[Dataset records]
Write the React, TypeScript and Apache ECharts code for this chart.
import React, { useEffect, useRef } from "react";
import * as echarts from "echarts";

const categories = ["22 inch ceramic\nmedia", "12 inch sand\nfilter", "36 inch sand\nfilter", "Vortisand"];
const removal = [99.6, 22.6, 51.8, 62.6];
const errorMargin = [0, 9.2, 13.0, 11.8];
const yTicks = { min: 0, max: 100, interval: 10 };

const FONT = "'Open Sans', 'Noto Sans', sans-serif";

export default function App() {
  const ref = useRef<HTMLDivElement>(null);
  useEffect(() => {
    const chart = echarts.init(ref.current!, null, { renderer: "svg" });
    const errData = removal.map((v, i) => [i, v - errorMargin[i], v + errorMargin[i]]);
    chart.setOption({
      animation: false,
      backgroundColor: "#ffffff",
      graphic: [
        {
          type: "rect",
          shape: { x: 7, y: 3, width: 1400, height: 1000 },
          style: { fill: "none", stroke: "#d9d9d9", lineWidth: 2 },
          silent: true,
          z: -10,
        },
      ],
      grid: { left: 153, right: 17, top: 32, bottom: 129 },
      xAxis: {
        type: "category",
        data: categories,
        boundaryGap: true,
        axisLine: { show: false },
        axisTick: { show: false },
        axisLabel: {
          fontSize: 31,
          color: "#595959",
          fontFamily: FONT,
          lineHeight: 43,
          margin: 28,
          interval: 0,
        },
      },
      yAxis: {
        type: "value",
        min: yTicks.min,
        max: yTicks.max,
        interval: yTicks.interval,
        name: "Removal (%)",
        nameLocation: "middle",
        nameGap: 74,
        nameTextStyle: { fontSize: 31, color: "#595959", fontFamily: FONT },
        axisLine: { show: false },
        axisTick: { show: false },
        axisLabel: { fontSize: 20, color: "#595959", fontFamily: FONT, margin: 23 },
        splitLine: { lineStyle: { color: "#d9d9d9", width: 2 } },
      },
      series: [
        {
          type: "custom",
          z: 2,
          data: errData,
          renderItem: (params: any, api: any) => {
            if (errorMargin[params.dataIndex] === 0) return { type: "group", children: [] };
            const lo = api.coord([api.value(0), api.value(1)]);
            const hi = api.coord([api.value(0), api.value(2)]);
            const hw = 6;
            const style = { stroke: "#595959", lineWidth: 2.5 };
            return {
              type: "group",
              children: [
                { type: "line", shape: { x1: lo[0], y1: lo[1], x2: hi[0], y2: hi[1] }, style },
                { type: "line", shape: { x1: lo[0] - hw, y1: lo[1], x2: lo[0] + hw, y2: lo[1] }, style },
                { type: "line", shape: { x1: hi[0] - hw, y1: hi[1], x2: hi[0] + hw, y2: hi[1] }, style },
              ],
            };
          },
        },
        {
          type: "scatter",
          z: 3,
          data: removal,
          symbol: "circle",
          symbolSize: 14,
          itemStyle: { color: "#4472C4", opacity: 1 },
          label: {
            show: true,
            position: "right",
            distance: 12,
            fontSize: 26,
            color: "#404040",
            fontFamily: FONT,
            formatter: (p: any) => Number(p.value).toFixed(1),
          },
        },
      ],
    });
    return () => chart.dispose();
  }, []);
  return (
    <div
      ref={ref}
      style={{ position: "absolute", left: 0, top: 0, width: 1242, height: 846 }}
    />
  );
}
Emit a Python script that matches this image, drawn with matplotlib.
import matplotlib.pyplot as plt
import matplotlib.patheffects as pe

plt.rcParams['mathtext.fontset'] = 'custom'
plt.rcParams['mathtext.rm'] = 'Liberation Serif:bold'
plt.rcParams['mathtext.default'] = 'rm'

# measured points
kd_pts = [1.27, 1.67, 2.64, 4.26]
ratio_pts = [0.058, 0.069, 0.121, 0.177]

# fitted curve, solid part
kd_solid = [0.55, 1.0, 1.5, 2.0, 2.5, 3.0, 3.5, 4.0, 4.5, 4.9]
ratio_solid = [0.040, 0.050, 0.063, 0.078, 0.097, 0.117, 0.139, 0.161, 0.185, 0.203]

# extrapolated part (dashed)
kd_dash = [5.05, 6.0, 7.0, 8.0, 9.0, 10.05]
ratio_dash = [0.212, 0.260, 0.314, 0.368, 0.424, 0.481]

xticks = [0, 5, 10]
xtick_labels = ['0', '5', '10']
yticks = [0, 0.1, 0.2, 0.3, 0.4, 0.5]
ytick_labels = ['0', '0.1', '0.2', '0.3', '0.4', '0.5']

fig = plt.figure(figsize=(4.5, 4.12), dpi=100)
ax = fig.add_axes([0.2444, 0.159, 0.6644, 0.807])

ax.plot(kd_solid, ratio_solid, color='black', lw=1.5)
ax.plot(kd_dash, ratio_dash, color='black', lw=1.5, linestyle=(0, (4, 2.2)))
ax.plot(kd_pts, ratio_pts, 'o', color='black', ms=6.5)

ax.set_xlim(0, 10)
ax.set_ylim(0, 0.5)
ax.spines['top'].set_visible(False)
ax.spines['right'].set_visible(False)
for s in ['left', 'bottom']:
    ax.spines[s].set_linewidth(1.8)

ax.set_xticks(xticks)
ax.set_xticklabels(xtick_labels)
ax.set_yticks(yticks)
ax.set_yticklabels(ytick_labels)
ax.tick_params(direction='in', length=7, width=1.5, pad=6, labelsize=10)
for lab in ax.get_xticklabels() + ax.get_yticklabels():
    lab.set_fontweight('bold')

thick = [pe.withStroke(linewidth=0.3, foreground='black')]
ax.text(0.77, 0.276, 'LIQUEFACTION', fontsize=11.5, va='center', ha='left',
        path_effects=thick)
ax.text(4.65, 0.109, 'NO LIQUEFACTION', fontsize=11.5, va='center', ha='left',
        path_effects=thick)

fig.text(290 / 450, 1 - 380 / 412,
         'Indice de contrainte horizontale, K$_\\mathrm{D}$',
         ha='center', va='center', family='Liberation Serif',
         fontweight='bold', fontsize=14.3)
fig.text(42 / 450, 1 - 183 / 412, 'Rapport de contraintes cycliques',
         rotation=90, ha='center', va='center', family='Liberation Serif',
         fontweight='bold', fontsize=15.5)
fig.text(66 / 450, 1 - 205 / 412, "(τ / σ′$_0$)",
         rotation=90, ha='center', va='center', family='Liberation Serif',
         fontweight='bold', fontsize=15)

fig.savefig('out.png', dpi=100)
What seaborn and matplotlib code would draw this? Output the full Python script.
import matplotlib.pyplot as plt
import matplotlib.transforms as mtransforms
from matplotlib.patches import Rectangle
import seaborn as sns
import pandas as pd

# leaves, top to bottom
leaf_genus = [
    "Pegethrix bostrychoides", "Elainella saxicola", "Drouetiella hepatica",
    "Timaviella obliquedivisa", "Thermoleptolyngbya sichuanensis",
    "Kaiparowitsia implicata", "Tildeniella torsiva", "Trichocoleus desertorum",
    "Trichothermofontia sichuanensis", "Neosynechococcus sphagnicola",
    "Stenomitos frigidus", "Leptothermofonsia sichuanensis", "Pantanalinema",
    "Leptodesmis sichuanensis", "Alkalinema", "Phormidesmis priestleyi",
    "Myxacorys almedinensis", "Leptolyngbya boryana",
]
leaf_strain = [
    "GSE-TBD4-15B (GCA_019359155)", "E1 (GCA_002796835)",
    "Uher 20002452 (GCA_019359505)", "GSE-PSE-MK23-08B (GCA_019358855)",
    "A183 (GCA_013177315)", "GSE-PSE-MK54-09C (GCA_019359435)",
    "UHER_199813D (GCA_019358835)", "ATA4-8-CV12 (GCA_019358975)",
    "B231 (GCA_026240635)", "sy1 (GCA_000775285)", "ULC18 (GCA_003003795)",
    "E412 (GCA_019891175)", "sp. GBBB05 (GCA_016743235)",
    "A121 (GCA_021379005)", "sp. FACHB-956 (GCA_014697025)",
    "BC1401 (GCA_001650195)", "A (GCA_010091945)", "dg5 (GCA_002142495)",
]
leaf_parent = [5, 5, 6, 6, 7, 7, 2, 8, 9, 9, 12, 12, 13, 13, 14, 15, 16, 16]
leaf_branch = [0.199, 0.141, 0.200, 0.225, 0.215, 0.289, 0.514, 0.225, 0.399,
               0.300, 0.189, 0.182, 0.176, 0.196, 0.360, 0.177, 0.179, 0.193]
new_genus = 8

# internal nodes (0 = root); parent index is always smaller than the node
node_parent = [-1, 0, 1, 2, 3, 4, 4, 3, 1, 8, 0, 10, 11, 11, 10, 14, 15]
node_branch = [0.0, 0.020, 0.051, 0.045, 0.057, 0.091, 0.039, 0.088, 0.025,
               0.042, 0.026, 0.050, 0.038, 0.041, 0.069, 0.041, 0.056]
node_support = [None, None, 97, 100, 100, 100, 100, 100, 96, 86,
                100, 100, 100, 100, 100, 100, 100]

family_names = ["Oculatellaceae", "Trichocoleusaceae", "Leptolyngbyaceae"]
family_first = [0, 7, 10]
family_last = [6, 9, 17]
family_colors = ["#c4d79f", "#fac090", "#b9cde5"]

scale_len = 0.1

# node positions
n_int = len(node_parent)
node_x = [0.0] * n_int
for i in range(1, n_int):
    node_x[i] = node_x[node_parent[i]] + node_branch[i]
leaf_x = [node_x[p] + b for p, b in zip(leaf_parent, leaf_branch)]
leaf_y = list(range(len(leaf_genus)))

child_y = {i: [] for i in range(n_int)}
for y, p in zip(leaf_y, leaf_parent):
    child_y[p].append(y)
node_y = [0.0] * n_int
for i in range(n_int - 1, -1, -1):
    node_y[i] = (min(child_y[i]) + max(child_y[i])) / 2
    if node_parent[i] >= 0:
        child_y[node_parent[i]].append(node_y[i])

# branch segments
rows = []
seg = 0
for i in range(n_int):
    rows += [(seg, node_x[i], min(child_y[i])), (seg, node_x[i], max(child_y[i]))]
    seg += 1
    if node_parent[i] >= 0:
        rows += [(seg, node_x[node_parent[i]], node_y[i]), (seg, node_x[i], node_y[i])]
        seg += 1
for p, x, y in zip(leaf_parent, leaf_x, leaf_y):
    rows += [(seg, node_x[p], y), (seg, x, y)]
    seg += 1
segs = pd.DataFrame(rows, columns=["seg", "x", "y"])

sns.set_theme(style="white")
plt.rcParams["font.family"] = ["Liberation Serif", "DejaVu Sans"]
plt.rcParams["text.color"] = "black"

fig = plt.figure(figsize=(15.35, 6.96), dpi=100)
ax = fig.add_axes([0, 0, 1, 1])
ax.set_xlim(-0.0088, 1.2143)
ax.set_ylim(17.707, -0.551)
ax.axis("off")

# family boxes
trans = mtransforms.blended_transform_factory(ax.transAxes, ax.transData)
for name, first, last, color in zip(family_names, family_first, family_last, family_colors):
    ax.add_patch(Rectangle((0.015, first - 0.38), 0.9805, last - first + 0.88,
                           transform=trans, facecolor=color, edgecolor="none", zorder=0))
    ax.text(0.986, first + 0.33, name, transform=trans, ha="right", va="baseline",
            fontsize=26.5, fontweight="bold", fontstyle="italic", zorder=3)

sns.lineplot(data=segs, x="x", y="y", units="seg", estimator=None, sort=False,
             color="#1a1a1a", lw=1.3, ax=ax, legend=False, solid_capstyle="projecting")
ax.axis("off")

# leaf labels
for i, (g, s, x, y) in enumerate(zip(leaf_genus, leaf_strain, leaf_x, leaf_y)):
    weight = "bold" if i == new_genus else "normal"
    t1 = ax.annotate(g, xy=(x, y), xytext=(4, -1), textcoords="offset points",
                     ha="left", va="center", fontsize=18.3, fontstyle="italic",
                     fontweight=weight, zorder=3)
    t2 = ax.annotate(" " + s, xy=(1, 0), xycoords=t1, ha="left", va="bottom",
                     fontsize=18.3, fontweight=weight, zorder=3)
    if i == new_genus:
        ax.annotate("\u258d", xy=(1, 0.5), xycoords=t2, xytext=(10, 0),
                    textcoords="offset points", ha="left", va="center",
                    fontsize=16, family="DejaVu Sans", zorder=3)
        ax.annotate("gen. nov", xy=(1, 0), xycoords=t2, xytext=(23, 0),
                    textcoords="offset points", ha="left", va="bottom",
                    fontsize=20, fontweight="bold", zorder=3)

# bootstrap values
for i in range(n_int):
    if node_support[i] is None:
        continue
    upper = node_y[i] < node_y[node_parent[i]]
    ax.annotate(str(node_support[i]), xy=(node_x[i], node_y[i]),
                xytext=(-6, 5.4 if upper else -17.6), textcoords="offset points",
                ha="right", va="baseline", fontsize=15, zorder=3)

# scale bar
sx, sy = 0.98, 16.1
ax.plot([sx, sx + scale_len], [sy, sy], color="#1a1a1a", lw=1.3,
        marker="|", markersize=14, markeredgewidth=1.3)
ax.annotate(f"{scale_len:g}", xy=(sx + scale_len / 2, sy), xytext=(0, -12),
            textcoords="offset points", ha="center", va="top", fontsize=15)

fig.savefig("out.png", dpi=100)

:: Written instruction ::
Write out the records exactly, starting at the first line and stopping after the line that contains "import * as".

:: Exercise answer ::
Write the React, TypeScript and Apache ECharts code for this chart.
import React, { useEffect, useRef } from "react";
import * as echarts from "echarts";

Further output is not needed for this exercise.